> _WHAT THIS TASK INVOLVES_:
Which lines below hold the word "React"? Report each one.
□ □ □ □
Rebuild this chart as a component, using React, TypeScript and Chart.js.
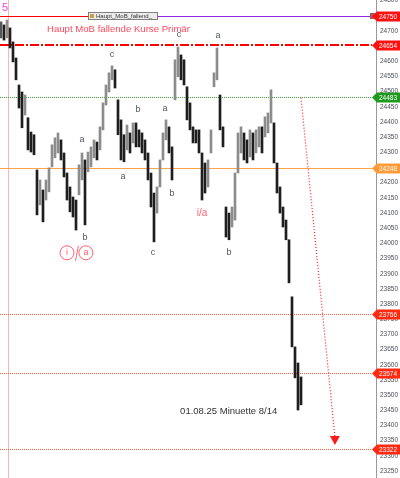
import React, { useEffect, useRef } from "react";
import { Chart, registerables } from "chart.js";
Chart.register(...registerables);

// ---- price bars (high / low per bar, bar index 0..100) ----
const barHigh = [
  24730, 24720, 24736, 24710, 24664, 24611, 24522, 24499, 24489, 24414,
  24367, 24358, 24242, 24209, 24176, 24209, 24249, 24325, 24348, 24364,
  24341, 24298, 24232, 24186, 24153, 24143, 24259, 24298, 24275, 24301,
  24318, 24341, 24334, 24384, 24463, 24522, 24562, 24585, 24572, 24473,
  24407, 24358, 24390, 24364, 24397, 24397, 24374, 24364, 24341, 24298,
  24232, 24166, 24186, 24275, 24364, 24407, 24384, 24318, 24605, 24647,
  24621, 24605, 24516, 24463, 24384, 24374, 24374, 24298, 24265, 24275,
  24374, 24562, 24644, 24489, 24384, 24120, 24100, 24120, 24232, 24364,
  24384, 24364, 24341, 24374, 24364, 24374, 24384, 24384, 24417, 24430,
  24506, 24397, 24265, 24186, 24120, 24077, 24012, 23824, 23659, 23606,
  23560,
];
const barLow = [
  24677, 24670, 24677, 24644, 24598, 24539, 24446, 24381, 24423, 24308,
  24301, 24292, 24094, 24127, 24071, 24143, 24170, 24252, 24282, 24298,
  24275, 24219, 24143, 24104, 24087, 24044, 24160, 24209, 24061, 24236,
  24252, 24282, 24275, 24308, 24374, 24456, 24499, 24539, 24512, 24358,
  24275, 24269, 24308, 24298, 24331, 24318, 24318, 24298, 24275, 24209,
  24120, 24005, 24100, 24186, 24275, 24341, 24298, 24209, 24473, 24549,
  24539, 24522, 24407, 24374, 24331, 24331, 24298, 24143, 24166, 24186,
  24298, 24516, 24539, 24374, 24318, 24021, 24012, 24054, 24077, 24232,
  24298, 24275, 24265, 24285, 24275, 24298, 24318, 24298, 24351, 24364,
  24397, 24265, 24166, 24100, 24054, 24012, 23870, 23659, 23557, 23451,
  23468,
];

// ---- horizontal levels ----
const levelValues = [24750, 24654, 24483, 24248, 23766, 23574, 23322];

// ---- axis ----
const axisMin = 23227;
const axisMax = 24802;
const tickStart = 23250;
const tickEnd = 24800;
const tickStep = 50;

// ---- wave labels ----
const waveText = ["c", "a", "a", "b", "b", "a", "c", "b", "c", "a", "b"];
const waveIndex = [37, 27, 40.7, 28, 45.7, 54.7, 59.3, 57, 50.7, 72.3, 76];
const waveValue = [24621, 24341, 24222, 24021, 24440, 24446, 24687, 24166, 23969, 24684, 23969];

const circleText = ["i", "a"];
const circleIndex = [22, 28.3];
const circleValue = [23969, 23969];

const redWaveText = "i/a";
const redWaveIndex = 67;
const redWaveValue = 24100;

const noteText = "01.08.25 Minuette 8/14";
const noteIndex = 59.7;
const noteValue = 23448;

const titleText = "Haupt MoB fallende Kurse Primär";
const boxText = "Haupt_MoB_fallend_";
const markerIndex = 2.33;

const arrowStart = { i: 100, v: 24480 };
const arrowEnd = { i: 111.3, v: 23336 };

const levelStyle = [
  { color: "#ff0000", width: 1, dash: [] as number[], tag: "#ff1010" },
  { color: "#ff0000", width: 2, dash: [9, 2, 2, 2], tag: "#ff1010" },
  { color: "#3daa3d", width: 1, dash: [1, 1], tag: "#1f9a1f" },
  { color: "#ffa24a", width: 1, dash: [] as number[], tag: "#ff9a36" },
  { color: "#ff5a3c", width: 1, dash: [1, 1], tag: "#ff2a10" },
  { color: "#ff5a3c", width: 1, dash: [1, 1], tag: "#ff2a10" },
  { color: "#ff5a3c", width: 1, dash: [1, 1], tag: "#ff2a10" },
];

const FONT = "'Liberation Sans', Arial, sans-serif";

const overlay = {
  id: "overlay",
  beforeDatasetsDraw(chart: any) {
    const { ctx, chartArea, scales } = chart;
    const xs = scales.x;
    const ys = scales.y;
    ctx.save();
    // vertical marker
    const mx = Math.round(xs.getPixelForValue(markerIndex)) + 0.5;
    ctx.strokeStyle = "#ffb4b4";
    ctx.lineWidth = 1;
    ctx.beginPath();
    ctx.moveTo(mx, 0);
    ctx.lineTo(mx, chartArea.bottom);
    ctx.stroke();
    // levels
    levelValues.forEach((v, k) => {
      const st = levelStyle[k];
      const y = Math.round(ys.getPixelForValue(v)) + (st.width === 1 ? 0.5 : 0);
      ctx.lineWidth = st.width;
      ctx.setLineDash(st.dash);
      if (k === 0) {
        ctx.strokeStyle = st.color;
        ctx.beginPath();
        ctx.moveTo(0, y);
        ctx.lineTo(88, y);
        ctx.stroke();
        ctx.strokeStyle = "#8a2be2";
        ctx.beginPath();
        ctx.moveTo(158, y);
        ctx.lineTo(chartArea.right - 6, y);
        ctx.stroke();
      } else {
        ctx.strokeStyle = st.color;
        ctx.beginPath();
        ctx.moveTo(0, y);
        ctx.lineTo(chartArea.right - 4, y);
        ctx.stroke();
      }
    });
    ctx.setLineDash([]);
    ctx.restore();
  },
  afterDatasetsDraw(chart: any) {
    const { ctx, chartArea, scales, width } = chart;
    const xs = scales.x;
    const ys = scales.y;
    ctx.save();

    // axis line
    const ax = chartArea.right + 0.5;
    ctx.strokeStyle = "#999";
    ctx.lineWidth = 1;
    ctx.beginPath();
    ctx.moveTo(ax, 0);
    ctx.lineTo(ax, chartArea.bottom);
    ctx.stroke();

    // tick labels
    ctx.fillStyle = "#4a4f5a";
    ctx.font = `6.5px ${FONT}`;
    ctx.textAlign = "left";
    ctx.textBaseline = "middle";
    for (let t = tickStart; t <= tickEnd; t += tickStep) {
      ctx.fillText(String(t), chartArea.right + 4, ys.getPixelForValue(t));
    }

    // label box on first level
    const y0 = Math.round(ys.getPixelForValue(levelValues[0]));
    ctx.fillStyle = "#ececec";
    ctx.fillRect(88, y0 - 4, 70, 8);
    ctx.strokeStyle = "#808080";
    ctx.strokeRect(88.5, y0 - 3.5, 69, 7);
    ctx.fillStyle = "#c8a040";
    ctx.fillRect(90, y0 - 2, 4, 4);
    ctx.fillStyle = "#333";
    ctx.font = `6px ${FONT}`;
    ctx.textBaseline = "middle";
    ctx.fillText(boxText, 96, y0 + 0.5);
    // small icon
    ctx.fillStyle = "#a05a5a";
    ctx.fillRect(chartArea.right - 6, y0 - 3, 6, 6);

    // title
    ctx.fillStyle = "#ff4a5e";
    ctx.font = `9.6px ${FONT}`;
    ctx.textAlign = "left";
    ctx.fillText(titleText, 47, y0 + 13);

    // "5"
    ctx.fillStyle = "#ee44ee";
    ctx.font = `11px ${FONT}`;
    ctx.textBaseline = "top";
    ctx.fillText("5", 2, 2);

    // tags
    ctx.font = `6.5px ${FONT}`;
    ctx.textBaseline = "middle";
    levelValues.forEach((v, k) => {
      const y = Math.round(ys.getPixelForValue(v)) + 0.5;
      const L = chartArea.right - 4;
      ctx.fillStyle = levelStyle[k].tag;
      ctx.beginPath();
      ctx.moveTo(L, y);
      ctx.lineTo(L + 5, y - 5);
      ctx.lineTo(width, y - 5);
      ctx.lineTo(width, y + 5);
      ctx.lineTo(L + 5, y + 5);
      ctx.closePath();
      ctx.fill();
      ctx.fillStyle = "#fff";
      ctx.textAlign = "left";
      ctx.fillText(String(v), chartArea.right + 3, y + 0.5);
    });

    // wave labels
    ctx.fillStyle = "#4c5464";
    ctx.font = `9px ${FONT}`;
    ctx.textAlign = "center";
    ctx.textBaseline = "middle";
    waveText.forEach((t, k) => {
      ctx.fillText(t, xs.getPixelForValue(waveIndex[k]), ys.getPixelForValue(waveValue[k]));
    });

    // circled labels
    ctx.strokeStyle = "#ff6070";
    ctx.fillStyle = "#ff6070";
    ctx.lineWidth = 1;
    circleText.forEach((t, k) => {
      const cx = xs.getPixelForValue(circleIndex[k]);
      const cy = ys.getPixelForValue(circleValue[k]);
      ctx.beginPath();
      ctx.arc(cx, cy, 7, 0, Math.PI * 2);
      ctx.stroke();
      ctx.fillText(t, cx, cy);
    });
    const sx0 = xs.getPixelForValue(circleIndex[0]);
    const sx1 = xs.getPixelForValue(circleIndex[1]);
    const sy = ys.getPixelForValue(circleValue[0]);
    const smx = (sx0 + sx1) / 2;
    ctx.beginPath();
    ctx.moveTo(smx + 2, sy - 7);
    ctx.lineTo(smx - 1, sy + 8);
    ctx.stroke();

    // i/a
    ctx.font = `10px ${FONT}`;
    ctx.fillText(redWaveText, xs.getPixelForValue(redWaveIndex), ys.getPixelForValue(redWaveValue));

    // note
    ctx.fillStyle = "#333";
    ctx.font = `9.5px ${FONT}`;
    ctx.textAlign = "left";
    ctx.fillText(noteText, xs.getPixelForValue(noteIndex), ys.getPixelForValue(noteValue));

    // arrow
    const x1 = xs.getPixelForValue(arrowStart.i);
    const y1 = ys.getPixelForValue(arrowStart.v);
    const x2 = xs.getPixelForValue(arrowEnd.i);
    const y2 = ys.getPixelForValue(arrowEnd.v);
    ctx.strokeStyle = "#ff2020";
    ctx.setLineDash([1, 2]);
    ctx.lineWidth = 1.2;
    ctx.beginPath();
    ctx.moveTo(x1, y1);
    ctx.lineTo(x2, y2 - 8);
    ctx.stroke();
    ctx.setLineDash([]);
    ctx.fillStyle = "#ff1a1a";
    ctx.beginPath();
    ctx.moveTo(x2, y2);
    ctx.lineTo(x2 - 5, y2 - 9);
    ctx.lineTo(x2 + 5, y2 - 9);
    ctx.closePath();
    ctx.fill();

    ctx.restore();
  },
};

export default function App() {
  const ref = useRef<HTMLCanvasElement>(null);
  useEffect(() => {
    if (!ref.current) return;
    const data = barHigh.map((h, i) => ({ x: i, y: [barLow[i], h] }));
    const chart = new Chart(ref.current, {
      type: "bar",
      data: {
        datasets: [
          {
            data: data as any,
            barThickness: 2,
            borderWidth: 0,
            borderSkipped: false,
            backgroundColor: (c: any) => {
              const i = c.dataIndex;
              if (i === 0) return "#555";
              const m = (barHigh[i] + barLow[i]) / 2;
              const p = (barHigh[i - 1] + barLow[i - 1]) / 2;
              return m < p ? "#1e1e1e" : "#8c8c8c";
            },
          } as any,
        ],
      },
      options: {
        responsive: false,
        animation: false,
        devicePixelRatio: 1,
        layout: { padding: { left: 0, right: 24, top: 0, bottom: 0 } },
        plugins: { legend: { display: false }, tooltip: { enabled: false } },
        scales: {
          x: { type: "linear", display: false, min: -1 / 3, max: 125, offset: false },
          y: { type: "linear", display: false, min: axisMin, max: axisMax },
        },
      },
      plugins: [overlay],
    });
    return () => chart.destroy();
  }, []);
  return (
    <div style={{ position: "fixed", left: 0, top: 0, width: 400, height: 478, background: "#fff" }}>
      <canvas ref={ref} width={400} height={478} style={{ display: "block" }} />
    </div>
  );
}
□ □ □ □
> _EXPECTED ANSWER_:
Rebuild this chart as a component, using React, TypeScript and Chart.js.
import React, { useEffect, useRef } from "react";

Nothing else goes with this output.